[start Supplied data]

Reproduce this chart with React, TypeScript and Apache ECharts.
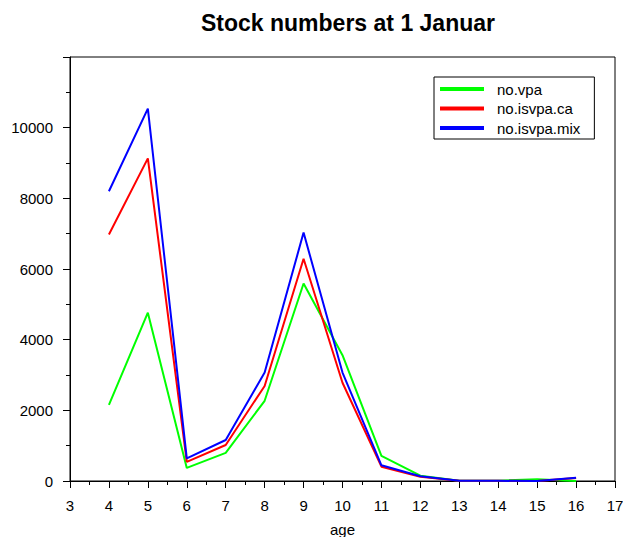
import React, { useEffect, useRef } from "react";
import * as echarts from "echarts";

const ages = [4, 5, 6, 7, 8, 9, 10, 11, 12, 13, 14, 15, 16];
const noVpa = [2155, 4765, 370, 795, 2270, 5590, 3560, 710, 150, 5, 10, 50, 0];
const noIsvpaCa = [6975, 9130, 540, 1020, 2690, 6290, 2780, 405, 120, 5, 5, 0, 85];
const noIsvpaMix = [8200, 10540, 640, 1160, 3070, 7030, 3070, 445, 135, 5, 5, 0, 95];
const seriesNames = ["no.vpa", "no.isvpa.ca", "no.isvpa.mix"];
const seriesColors = ["#00ff00", "#ff0000", "#0000ff"];
const seriesValues = [noVpa, noIsvpaCa, noIsvpaMix];

const FONT = "Liberation Sans, Arial, sans-serif";

export default function App() {
  const ref = useRef<HTMLDivElement>(null);
  useEffect(() => {
    if (!ref.current) return;
    const chart = echarts.init(ref.current, undefined, { renderer: "svg" });
    chart.setOption({
      animation: false,
      backgroundColor: "#ffffff",
      textStyle: { fontFamily: FONT },
      title: {
        text: "Stock numbers at 1 Januar",
        left: 343,
        textAlign: "center",
        top: 6,
        textStyle: { fontFamily: FONT, fontSize: 23, fontWeight: "bold", color: "#000" },
      },
      legend: {
        orient: "vertical",
        left: 434,
        top: 77,
        borderColor: "#000",
        borderWidth: 1,
        padding: [4, 14, 3, 6],
        itemGap: 3.5,
        itemWidth: 44,
        itemHeight: 4,
        icon: "rect",
        textStyle: { fontFamily: FONT, fontSize: 15, color: "#000", lineHeight: 16, padding: [0, 0, 0, 8] },
        data: seriesNames,
      },
      grid: {
        left: 70,
        right: 8,
        top: 57,
        bottom: 56,
        show: true,
        borderColor: "#000",
        borderWidth: 1,
        containLabel: false,
        outerBoundsMode: "none",
      },
      xAxis: {
        type: "value",
        min: 3,
        max: 17,
        interval: 1,
        name: "age",
        nameLocation: "middle",
        nameGap: 41,
        nameTextStyle: { fontFamily: FONT, fontSize: 15, color: "#000" },
        axisLine: { show: true, onZero: false, lineStyle: { color: "#000", width: 1 } },
        axisTick: { show: true, inside: false, length: 7, lineStyle: { color: "#000" } },
        minorTick: { show: true, splitNumber: 2, length: 4, lineStyle: { color: "#000" } },
        splitLine: { show: false },
        axisLabel: { fontFamily: FONT, fontSize: 15, color: "#000", margin: 17 },
      },
      yAxis: {
        type: "value",
        min: 0,
        max: 12000,
        interval: 2000,
        axisLine: { show: true, lineStyle: { color: "#000", width: 1 } },
        axisTick: { show: true, inside: false, length: 7, lineStyle: { color: "#000" } },
        minorTick: { show: true, splitNumber: 2, length: 4, lineStyle: { color: "#000" } },
        splitLine: { show: false },
        axisLabel: {
          fontFamily: FONT,
          fontSize: 15,
          color: "#000",
          margin: 17,
          formatter: (v: number) => (v >= 12000 ? "" : String(v)),
        },
      },
      series: seriesNames.map((name, i) => ({
        name,
        type: "line",
        symbol: "none",
        color: seriesColors[i],
        lineStyle: { width: 2, color: seriesColors[i] },
        data: ages.map((a, j) => [a, seriesValues[i][j]]),
      })),
    });
    return () => chart.dispose();
  }, []);
  return (
    <div
      ref={ref}
      style={{ position: "fixed", left: 0, top: 0, width: 623, height: 537 }}
    />
  );
}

[end Supplied data]

Repeat the lines exactly as they stand, from the opening line of the data through the line with "import * as". Pictures stay out of the copy.

Task answer
Reproduce this chart with React, TypeScript and Apache ECharts.
import React, { useEffect, useRef } from "react";
import * as echarts from "echarts";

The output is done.